I noted that roadblock, then I would start on a different line of work, until I came up with another roadblock. I noted that too, and switched to a different task. And when I came to the third and final roadblock, I would then take all three roadblocks to my eng manager--and for sure I interrupted him in the middle of something else, but giving him some time to change focus to the interruptions--and I asked the three right questions I had stored up for all three roadblocks in that single interruption. And we took like 14-30 minutes to review all the roadblocks, walking around the work site, see the constructions, discuss questions in full, at the beginning I learned faster and then later I even came up with ideas as questions double-checking if they were OK, but after the questions were addressed I was ready to work for 2/3 hours before interrupting him again.
Few interruptions, batch mode, and like 3 minutes idle (waiting for him to be available when interrupting him) every few hours, and as I gained experience the hours I could work alone got longer and longer.
I find the attitude "You have to work on this problem right now!!!!" to be a pompous, especially if you are unable to even define what the work you want done is and it turns out it actually isn't urgent at all.
What people who make requests like that want is their emotional state managed for them. They feel anxiety and often they have created the situation they are anxious about.
I agree on that particular line, but the rest of the thread is pretty reasonable I think. Although that said it's explained like "this is a new amazing magic formula" when really it's just qualifying the work your team takes on.
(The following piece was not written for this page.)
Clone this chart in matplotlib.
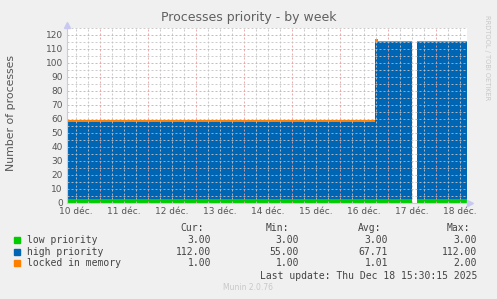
import numpy as np
import pandas as pd
import matplotlib
matplotlib.use("Agg")
import matplotlib.pyplot as plt
from matplotlib.patches import Rectangle

# step intervals (start, end) and stacked values
starts = pd.to_datetime(["2025-12-10 07:30", "2025-12-16 17:30",
                         "2025-12-16 19:00", "2025-12-17 14:30"])
ends = pd.to_datetime(["2025-12-16 17:30", "2025-12-16 19:00",
                       "2025-12-17 12:00", "2025-12-18 15:30"])
low_priority = [3, 3, 3, 3]
high_priority = [55, 112, 112, 112]
locked_memory = [1, 2, 1, 1]

series_names = ["low priority", "high priority", "locked in memory"]
series_colors = ["#00CC00", "#0066B3", "#FF8000"]
cur = ["3.00", "112.00", "1.00"]
mins = ["3.00", "55.00", "1.00"]
avgs = ["3.00", "67.71", "1.01"]
maxs = ["3.00", "112.00", "2.00"]

day_labels = ["10 déc.", "11 déc.", "12 déc.", "13 déc.", "14 déc.",
              "15 déc.", "16 déc.", "17 déc.", "18 déc."]

W, H = 497, 299
BG = "#f0f0f0"
TXT = "#555555"
MONO = "DejaVu Sans Mono"
RED_GRID = "#e8a0a0"
GRAY_GRID = "#c4c4c4"

fig = plt.figure(figsize=(W / 100, H / 100), dpi=100, facecolor=BG)
ax = fig.add_axes([67 / W, 96 / H, 400 / W, 175 / H])
ax.set_facecolor("white")

t0 = pd.Timestamp("2025-12-10 07:30")
t1 = pd.Timestamp("2025-12-18 15:30")

widths = ends - starts
bottom = np.zeros(len(starts))
for vals, col in zip([low_priority, high_priority, locked_memory], series_colors):
    ax.bar(starts, vals, width=widths, bottom=bottom, align="edge",
           color=col, linewidth=0, zorder=1)
    bottom = bottom + np.array(vals)

ax.set_xlim(t0, t1)
ax.set_ylim(0, 125)

# grid: gray every 6h / 5 units, red at midnight / every 10
dash = (0, (2, 2))
for t in pd.date_range("2025-12-10 12:00", t1, freq="6h"):
    major = t.hour == 0
    ax.axvline(t, color=RED_GRID if major else GRAY_GRID, lw=0.72,
               ls=dash, alpha=0.85, zorder=2)
for v in range(5, 126, 5):
    major = v % 10 == 0
    ax.axhline(v, color=RED_GRID if major else GRAY_GRID, lw=0.72,
               ls=dash, alpha=0.85, zorder=2, clip_on=False)

noons = pd.date_range("2025-12-10 12:00", periods=len(day_labels), freq="D")
ax.set_xticks(noons)
ax.set_xticklabels(day_labels)
ax.set_yticks(range(0, 121, 10))
ax.tick_params(length=0, labelsize=6.5, colors=TXT, pad=3)

for s in ["top", "right"]:
    ax.spines[s].set_visible(False)
for s in ["left", "bottom"]:
    ax.spines[s].set_color("#c8c8f0")
    ax.spines[s].set_linewidth(0.8)
    ax.spines[s].set_zorder(3)
ax.plot([0], [1.02], marker="^", ms=4, color="#c8c8f0", transform=ax.transAxes, clip_on=False)
ax.plot([1.008], [0], marker=">", ms=4, color="#c8c8f0", transform=ax.transAxes, clip_on=False)

fig.text(249 / W, 1 - 18 / H, "Processes priority - by week", ha="center", va="center",
         fontsize=9, color="#606060")
fig.text(11 / W, 1 - 113 / H, "Number of processes", rotation=90, ha="center",
         va="center", fontsize=7.8, color=TXT)
fig.text(487 / W, 1 - 58 / H, "RRDTOOL / TOBI OETIKER", rotation=270, ha="center",
         va="center", fontsize=4.8, color="#c8c8c8")

# legend table
def ftxt(px, py, s, ha="left", **kw):
    fig.text(px / W, 1 - py / H, s, ha=ha, va="center", family=MONO,
             fontsize=7, color="#444444", **kw)

ftxt(204, 228, "Cur:", ha="right")
ftxt(289, 228, "Min:", ha="right")
ftxt(381, 228, "Avg:", ha="right")
ftxt(470, 228, "Max:", ha="right")
for i, name in enumerate(series_names):
    py = 240 + i * 11.7
    fig.patches.append(Rectangle((14 / W, 1 - (py + 3) / H), 6 / W, 6 / H,
                                 transform=fig.transFigure, color=series_colors[i]))
    ftxt(27, py, name)
    ftxt(211, py, cur[i], ha="right")
    ftxt(299, py, mins[i], ha="right")
    ftxt(388, py, avgs[i], ha="right")
    ftxt(477, py, maxs[i], ha="right")
ftxt(477, 276, "Last update: Thu Dec 18 15:30:15 2025", ha="right")
fig.text(248 / W, 1 - 288 / H, "Munin 2.0.76", ha="center", va="center",
         fontsize=5.5, color="#c8c8c8")

fig.savefig("out.png", dpi=100, facecolor=BG)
Most of these questions should be asked of work that's less rushed.
For what it's worth as someone senior who is sometimes the source of the urgent request, I actually want to be educated by the team I'm bringing it to. Blind adherence to urgent asks is actually an anti-pattern (even if it's frustrating to have someone push back hard in the moment).
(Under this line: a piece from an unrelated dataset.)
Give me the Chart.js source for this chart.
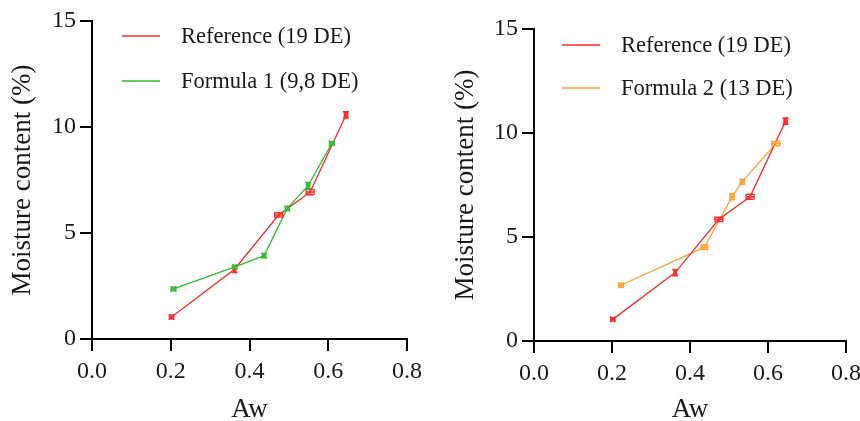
<!DOCTYPE html>
<html>
<head>
<meta charset="utf-8">
<script src="https://cdn.jsdelivr.net/npm/chart.js@4/dist/chart.umd.min.js"></script>
<style>
  html, body { margin: 0; padding: 0; background: #fff; }
  #wrap { position: relative; width: 860px; height: 421px; }
  canvas { position: absolute; top: 0; }
</style>
</head>
<body>
<div id="wrap">
  <canvas id="c1" width="430" height="421" style="left:0"></canvas>
  <canvas id="c2" width="430" height="421" style="left:430px"></canvas>
</div>
<script>
// ---- Data ----
const xTicks = [0.0, 0.2, 0.4, 0.6, 0.8];
const yTicks = [0, 5, 10, 15];

const refLabel = 'Reference (19 DE)';
const refAw   = [0.202, 0.362, 0.474, 0.554, 0.645];
const refMC   = [1.04, 3.29, 5.85, 6.93, 10.57];
const refAwErr = [0.005, 0.003, 0.010, 0.010, 0.004];
const refMCErr = [0.08, 0.15, 0.10, 0.12, 0.15];

const f1Label = 'Formula 1 (9,8 DE)';
const f1Aw   = [0.207, 0.363, 0.437, 0.496, 0.549, 0.609];
const f1MC   = [2.36, 3.40, 3.93, 6.16, 7.23, 9.23];
const f1AwErr = [0.006, 0.004, 0.004, 0.005, 0.004, 0.006];
const f1MCErr = [0.08, 0.08, 0.10, 0.10, 0.15, 0.08];

const f2Label = 'Formula 2 (13 DE)';
const f2Aw   = [0.223, 0.437, 0.508, 0.534, 0.620];
const f2MC   = [2.68, 4.51, 6.94, 7.66, 9.49];
const f2AwErr = [0.006, 0.008, 0.005, 0.005, 0.010];
const f2MCErr = [0.10, 0.10, 0.15, 0.12, 0.10];

const RED = '#ff2a2a', GREEN = '#2fbf2f', ORANGE = '#ffa033';
const FONT = '"Liberation Serif", "Times New Roman", serif';
const TXT = '#1a1a1a';

function pts(xs, ys) { return xs.map((x, i) => ({ x: x, y: ys[i] })); }

// error bars drawn through the scales
const errorBars = {
  id: 'errorBars',
  afterDatasetsDraw(chart) {
    const ctx = chart.ctx, xs = chart.scales.x, ys = chart.scales.y;
    chart.data.datasets.forEach(ds => {
      ctx.save();
      ctx.strokeStyle = ds.borderColor;
      ctx.lineWidth = 1.5;
      ds.data.forEach((p, i) => {
        const px = xs.getPixelForValue(p.x), py = ys.getPixelForValue(p.y);
        const x0 = xs.getPixelForValue(p.x - ds.xErr[i]), x1 = xs.getPixelForValue(p.x + ds.xErr[i]);
        const y0 = ys.getPixelForValue(p.y - ds.yErr[i]), y1 = ys.getPixelForValue(p.y + ds.yErr[i]);
        const c = 3;
        ctx.beginPath();
        ctx.moveTo(x0, py); ctx.lineTo(x1, py);
        ctx.moveTo(x0, py - c); ctx.lineTo(x0, py + c);
        ctx.moveTo(x1, py - c); ctx.lineTo(x1, py + c);
        ctx.moveTo(px, y0); ctx.lineTo(px, y1);
        ctx.moveTo(px - c, y0); ctx.lineTo(px + c, y0);
        ctx.moveTo(px - c, y1); ctx.lineTo(px + c, y1);
        ctx.stroke();
      });
      ctx.restore();
    });
  }
};

// legend inside the plot
const innerLegend = {
  id: 'innerLegend',
  afterDraw(chart, args, opts) {
    const ctx = chart.ctx, a = chart.chartArea;
    ctx.save();
    ctx.font = '22.5px ' + FONT;
    ctx.textBaseline = 'middle';
    ctx.fillStyle = TXT;
    chart.data.datasets.forEach((ds, i) => {
      const y = a.top + opts.dy + i * opts.gap;
      const x = a.left + opts.dx;
      ctx.strokeStyle = ds.borderColor;
      ctx.lineWidth = 1.3;
      ctx.beginPath(); ctx.moveTo(x, y); ctx.lineTo(x + 38, y); ctx.stroke();
      ctx.fillText(ds.label, x + 59, y + 1);
    });
    ctx.restore();
  }
};

function makeChart(id, datasets, geo) {
  return new Chart(document.getElementById(id), {
    type: 'scatter',
    data: { datasets: datasets },
    options: {
      responsive: false,
      animation: false,
      layout: { padding: { top: geo.top, right: geo.right, left: geo.left, bottom: 0 } },
      plugins: {
        legend: { display: false },
        tooltip: { enabled: false },
        innerLegend: { dx: geo.ldx, dy: geo.ldy, gap: geo.lgap }
      },
      scales: {
        x: {
          type: 'linear', min: 0, max: 0.8,
          afterBuildTicks: s => { s.ticks = xTicks.map(v => ({ value: v })); },
          afterFit: s => { s.height = geo.xh; s.paddingLeft = 0; s.paddingRight = 0; },
          grid: { display: true, drawOnChartArea: false, drawTicks: true, tickLength: 12, color: '#000', lineWidth: 2 },
          border: { display: true, color: '#000', width: 2 },
          ticks: { color: TXT, font: { family: FONT, size: 24 }, padding: 6, callback: v => v.toFixed(1), maxRotation: 0 },
          title: { display: true, text: 'Aw', color: TXT, font: { family: FONT, size: 27, lineHeight: 0.85 }, padding: { top: 4, bottom: 0 } }
        },
        y: {
          type: 'linear', min: 0, max: 15,
          afterBuildTicks: s => { s.ticks = yTicks.map(v => ({ value: v })); },
          afterFit: s => { s.width = geo.yw; s.paddingTop = 0; s.paddingBottom = 0; },
          grid: { display: true, drawOnChartArea: false, drawTicks: true, tickLength: 12, color: '#000', lineWidth: 2 },
          border: { display: true, color: '#000', width: 2 },
          ticks: { color: TXT, font: { family: FONT, size: 24 }, padding: 4, callback: v => String(v) },
          title: { display: true, text: 'Moisture content (%)', color: TXT, font: { family: FONT, size: 27, lineHeight: 1.2 }, padding: { top: 0, bottom: 4 } }
        }
      }
    },
    plugins: [errorBars, innerLegend]
  });
}

function ds(label, xs, ys, xe, ye, color) {
  return {
    label: label, data: pts(xs, ys), xErr: xe, yErr: ye,
    showLine: true, borderColor: color, backgroundColor: color,
    borderWidth: 1.3, pointRadius: 0, tension: 0
  };
}

makeChart('c1', [
  ds(refLabel, refAw, refMC, refAwErr, refMCErr, RED),
  ds(f1Label, f1Aw, f1MC, f1AwErr, f1MCErr, GREEN)
], { top: 21, right: 23, left: 7, xh: 82, yw: 85, ldx: 30, ldy: 15, lgap: 45 });

makeChart('c2', [
  ds(refLabel, refAw, refMC, refAwErr, refMCErr, RED),
  ds(f2Label, f2Aw, f2MC, f2AwErr, f2MCErr, ORANGE)
], { top: 29, right: 14, left: 20, xh: 80, yw: 84, ldx: 28, ldy: 16, lgap: 43 });
</script>
</body>
</html>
I think secondcoming is interpreting "to educate" to mean "to be schooled / to be instructed" whereas others are interpreting "to educate" to mean "to provide information / to persuade with information". Both are viable meanings per Merriam Webster. The tone of the twitter thread led me to believe that the author was trying to convey the latter meaning which does not come across as pompous. However, if someone was to parse the earlier meaning from the thread I can see how it could be viewed as pompous.
The alternative is to have people decide for themselves when things are urgent. This leads to four scenarios;
- Really good - they don't interrupt you with a non-urgent thing.
- Good - they interrupt you with an urgent thing.
- Bad - they interrupt you with a non-urgent thing.
- Catastrophically Bad - they don't interrupt you when there's an urgent thing.
Accepting the bad interruptions in order to avoid the catastrophically bad non-interruptions is worth the pain. If you can't handle that then you shouldn't be an engineering manager.